— Start of Source material —

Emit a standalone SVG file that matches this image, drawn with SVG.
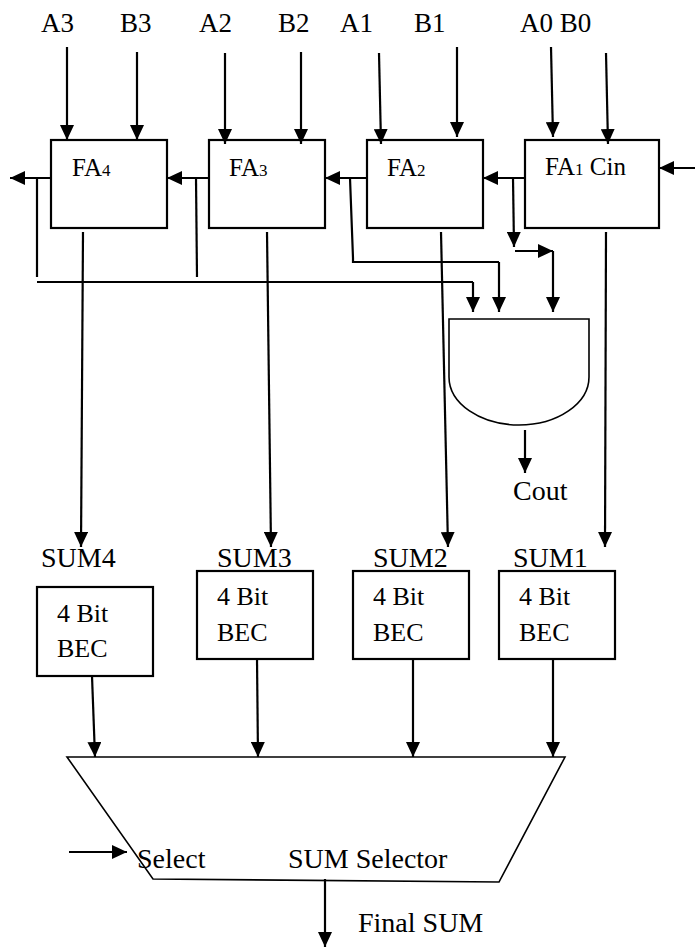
<svg xmlns="http://www.w3.org/2000/svg" width="695" height="948" viewBox="0 0 695 948" font-family="'Liberation Serif', 'Times New Roman', serif">
<defs>
<marker id="ah" markerUnits="userSpaceOnUse" markerWidth="15" markerHeight="14" refX="15" refY="7" orient="auto" viewBox="0 0 15 14">
<path d="M0,0 L15,7 L0,14 Z" fill="#000"/>
</marker>
</defs>
<style>
text { font-family: 'Liberation Serif', 'Times New Roman', serif; fill: #000; }
.lbl { font-size: 27px; }
.big { font-size: 28px; }
.fa { font-size: 25px; }
.sub { font-size: 17px; }
.bec { font-size: 26px; }
.box { fill: #fff; stroke: #000; stroke-width: 2.2; }
.thin { fill: #fff; stroke: #000; stroke-width: 1.6; }
.w { fill: none; stroke: #000; stroke-width: 2.2; }
.a { marker-end: url(#ah); }
</style>
<rect width="695" height="948" fill="#fff"/>

<g id="inputs">
<text class="lbl" x="41" y="32">A3</text>
<text class="lbl" x="120" y="32">B3</text>
<text class="lbl" x="199" y="32">A2</text>
<text class="lbl" x="278" y="32">B2</text>
<text class="lbl" x="340" y="32">A1</text>
<text class="lbl" x="414" y="32">B1</text>
<text class="lbl" x="520" y="32">A0 B0</text>
</g>

<g id="fa4">
<rect class="box" x="51" y="140" width="116" height="88"/>
<text class="fa" x="72" y="176">FA<tspan class="sub">4</tspan></text>
</g>
<g id="fa3">
<rect class="box" x="209" y="140" width="116" height="88"/>
<text class="fa" x="229" y="176">FA<tspan class="sub">3</tspan></text>
</g>
<g id="fa2">
<rect class="box" x="367" y="140" width="116" height="88"/>
<text class="fa" x="387" y="176">FA<tspan class="sub">2</tspan></text>
</g>
<g id="fa1">
<rect class="box" x="525" y="140" width="134" height="88"/>
<text class="fa" x="545" y="175">FA<tspan class="sub">1</tspan> Cin</text>
</g>

<g id="and_gate">
<path class="thin" d="M449,319 H589 V377 A70,48 0 0 1 449,377 Z"/>
</g>
<text id="cout" class="big" x="513" y="500">Cout</text>

<g id="bec4">
<text class="big" x="41" y="567">SUM4</text>
<rect class="box" x="37" y="587" width="116" height="89"/>
<text class="bec" x="57" y="622">4 Bit</text>
<text class="bec" x="57" y="657">BEC</text>
</g>
<g id="bec3">
<text class="big" x="217" y="567">SUM3</text>
<rect class="box" x="197" y="571" width="116" height="88"/>
<text class="bec" x="217" y="605">4 Bit</text>
<text class="bec" x="217" y="641">BEC</text>
</g>
<g id="bec2">
<text class="big" x="373" y="567">SUM2</text>
<rect class="box" x="353" y="571" width="116" height="88"/>
<text class="bec" x="373" y="605">4 Bit</text>
<text class="bec" x="373" y="641">BEC</text>
</g>
<g id="bec1">
<text class="big" x="513" y="567">SUM1</text>
<rect class="box" x="499" y="571" width="116" height="88"/>
<text class="bec" x="519" y="605">4 Bit</text>
<text class="bec" x="519" y="641">BEC</text>
</g>

<g id="mux">
<path class="thin" d="M67,757 H565 L499,882 L153,879 Z"/>
<text class="big" x="137" y="868">Select</text>
<text class="big" x="288" y="868">SUM Selector</text>
</g>
<text id="final" class="big" x="358" y="932">Final SUM</text>

<g id="connectors">
<line class="w a" x1="67" y1="47" x2="67" y2="140"/>
<line class="w a" x1="137" y1="52" x2="137" y2="140"/>
<line class="w a" x1="225" y1="53" x2="225" y2="144"/>
<line class="w a" x1="301" y1="52" x2="301" y2="144"/>
<line class="w a" x1="379" y1="53" x2="381" y2="144"/>
<line class="w a" x1="457" y1="47" x2="457" y2="137"/>
<line class="w a" x1="551" y1="47" x2="553" y2="137"/>
<line class="w a" x1="606" y1="53" x2="608" y2="144"/>
<line class="w a" x1="695" y1="168" x2="659" y2="168"/>
<line class="w a" x1="525" y1="178" x2="483" y2="178"/>
<line class="w a" x1="367" y1="178" x2="325" y2="178"/>
<line class="w a" x1="209" y1="178" x2="167" y2="178"/>
<line class="w a" x1="51" y1="178" x2="10" y2="178"/>
<line class="w a" x1="513" y1="178" x2="514" y2="247"/>
<line class="w a" x1="515" y1="251" x2="553" y2="251"/>
<line class="w a" x1="553" y1="251" x2="553" y2="312"/>
<polyline class="w" points="350,178 353,258 353,262 499,262"/>
<line class="w a" x1="499" y1="262" x2="499" y2="312"/>
<line class="w" x1="196" y1="178" x2="197" y2="277"/>
<line class="w" x1="37" y1="178" x2="37" y2="277"/>
<polyline class="w" points="37,282 473,282"/>
<line class="w a" x1="473" y1="282" x2="473" y2="312"/>
<line class="w a" x1="525" y1="430" x2="525" y2="473"/>
<line class="w a" x1="83" y1="232" x2="81" y2="547"/>
<line class="w a" x1="267" y1="232" x2="271" y2="547"/>
<line class="w a" x1="441" y1="232" x2="448" y2="547"/>
<line class="w a" x1="606" y1="232" x2="605" y2="547"/>
<line class="w a" x1="92" y1="676" x2="95" y2="757"/>
<line class="w a" x1="257" y1="659" x2="258" y2="757"/>
<line class="w a" x1="413" y1="659" x2="413" y2="757"/>
<line class="w a" x1="553" y1="659" x2="553" y2="757"/>
<line class="w a" x1="69" y1="852" x2="127" y2="852"/>
<line class="w a" x1="325" y1="879" x2="325" y2="947"/>
</g>
</svg>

— End of Source material —

_Aim of the task_
Your task is to repeat the material above exactly, without its pictures.

_Solution for this exercise_
Emit a standalone SVG file that matches this image, drawn with SVG.
<svg xmlns="http://www.w3.org/2000/svg" width="695" height="948" viewBox="0 0 695 948" font-family="'Liberation Serif', 'Times New Roman', serif">
<defs>
<marker id="ah" markerUnits="userSpaceOnUse" markerWidth="15" markerHeight="14" refX="15" refY="7" orient="auto" viewBox="0 0 15 14">
<path d="M0,0 L15,7 L0,14 Z" fill="#000"/>
</marker>
</defs>
<style>
text { font-family: 'Liberation Serif', 'Times New Roman', serif; fill: #000; }
.lbl { font-size: 27px; }
.big { font-size: 28px; }
.fa { font-size: 25px; }
.sub { font-size: 17px; }
.bec { font-size: 26px; }
.box { fill: #fff; stroke: #000; stroke-width: 2.2; }
.thin { fill: #fff; stroke: #000; stroke-width: 1.6; }
.w { fill: none; stroke: #000; stroke-width: 2.2; }
.a { marker-end: url(#ah); }
</style>
<rect width="695" height="948" fill="#fff"/>

<g id="inputs">
<text class="lbl" x="41" y="32">A3</text>
<text class="lbl" x="120" y="32">B3</text>
<text class="lbl" x="199" y="32">A2</text>
<text class="lbl" x="278" y="32">B2</text>
<text class="lbl" x="340" y="32">A1</text>
<text class="lbl" x="414" y="32">B1</text>
<text class="lbl" x="520" y="32">A0 B0</text>
</g>

<g id="fa4">
<rect class="box" x="51" y="140" width="116" height="88"/>
<text class="fa" x="72" y="176">FA<tspan class="sub">4</tspan></text>
</g>
<g id="fa3">
<rect class="box" x="209" y="140" width="116" height="88"/>
<text class="fa" x="229" y="176">FA<tspan class="sub">3</tspan></text>
</g>
<g id="fa2">
<rect class="box" x="367" y="140" width="116" height="88"/>
<text class="fa" x="387" y="176">FA<tspan class="sub">2</tspan></text>
</g>
<g id="fa1">
<rect class="box" x="525" y="140" width="134" height="88"/>
<text class="fa" x="545" y="175">FA<tspan class="sub">1</tspan> Cin</text>
</g>

<g id="and_gate">
<path class="thin" d="M449,319 H589 V377 A70,48 0 0 1 449,377 Z"/>
</g>
<text id="cout" class="big" x="513" y="500">Cout</text>

<g id="bec4">
<text class="big" x="41" y="567">SUM4</text>
<rect class="box" x="37" y="587" width="116" height="89"/>
<text class="bec" x="57" y="622">4 Bit</text>
<text class="bec" x="57" y="657">BEC</text>
</g>
<g id="bec3">
<text class="big" x="217" y="567">SUM3</text>
<rect class="box" x="197" y="571" width="116" height="88"/>
<text class="bec" x="217" y="605">4 Bit</text>
<text class="bec" x="217" y="641">BEC</text>
</g>
<g id="bec2">
<text class="big" x="373" y="567">SUM2</text>
<rect class="box" x="353" y="571" width="116" height="88"/>
<text class="bec" x="373" y="605">4 Bit</text>
<text class="bec" x="373" y="641">BEC</text>
</g>
<g id="bec1">
<text class="big" x="513" y="567">SUM1</text>
<rect class="box" x="499" y="571" width="116" height="88"/>
<text class="bec" x="519" y="605">4 Bit</text>
<text class="bec" x="519" y="641">BEC</text>
</g>

<g id="mux">
<path class="thin" d="M67,757 H565 L499,882 L153,879 Z"/>
<text class="big" x="137" y="868">Select</text>
<text class="big" x="288" y="868">SUM Selector</text>
</g>
<text id="final" class="big" x="358" y="932">Final SUM</text>

<g id="connectors">
<line class="w a" x1="67" y1="47" x2="67" y2="140"/>
<line class="w a" x1="137" y1="52" x2="137" y2="140"/>
<line class="w a" x1="225" y1="53" x2="225" y2="144"/>
<line class="w a" x1="301" y1="52" x2="301" y2="144"/>
<line class="w a" x1="379" y1="53" x2="381" y2="144"/>
<line class="w a" x1="457" y1="47" x2="457" y2="137"/>
<line class="w a" x1="551" y1="47" x2="553" y2="137"/>
<line class="w a" x1="606" y1="53" x2="608" y2="144"/>
<line class="w a" x1="695" y1="168" x2="659" y2="168"/>
<line class="w a" x1="525" y1="178" x2="483" y2="178"/>
<line class="w a" x1="367" y1="178" x2="325" y2="178"/>
<line class="w a" x1="209" y1="178" x2="167" y2="178"/>
<line class="w a" x1="51" y1="178" x2="10" y2="178"/>
<line class="w a" x1="513" y1="178" x2="514" y2="247"/>
<line class="w a" x1="515" y1="251" x2="553" y2="251"/>
<line class="w a" x1="553" y1="251" x2="553" y2="312"/>
<polyline class="w" points="350,178 353,258 353,262 499,262"/>
<line class="w a" x1="499" y1="262" x2="499" y2="312"/>
<line class="w" x1="196" y1="178" x2="197" y2="277"/>
<line class="w" x1="37" y1="178" x2="37" y2="277"/>
<polyline class="w" points="37,282 473,282"/>
<line class="w a" x1="473" y1="282" x2="473" y2="312"/>
<line class="w a" x1="525" y1="430" x2="525" y2="473"/>
<line class="w a" x1="83" y1="232" x2="81" y2="547"/>
<line class="w a" x1="267" y1="232" x2="271" y2="547"/>
<line class="w a" x1="441" y1="232" x2="448" y2="547"/>
<line class="w a" x1="606" y1="232" x2="605" y2="547"/>
<line class="w a" x1="92" y1="676" x2="95" y2="757"/>
<line class="w a" x1="257" y1="659" x2="258" y2="757"/>
<line class="w a" x1="413" y1="659" x2="413" y2="757"/>
<line class="w a" x1="553" y1="659" x2="553" y2="757"/>
<line class="w a" x1="69" y1="852" x2="127" y2="852"/>
<line class="w a" x1="325" y1="879" x2="325" y2="947"/>
</g>
</svg>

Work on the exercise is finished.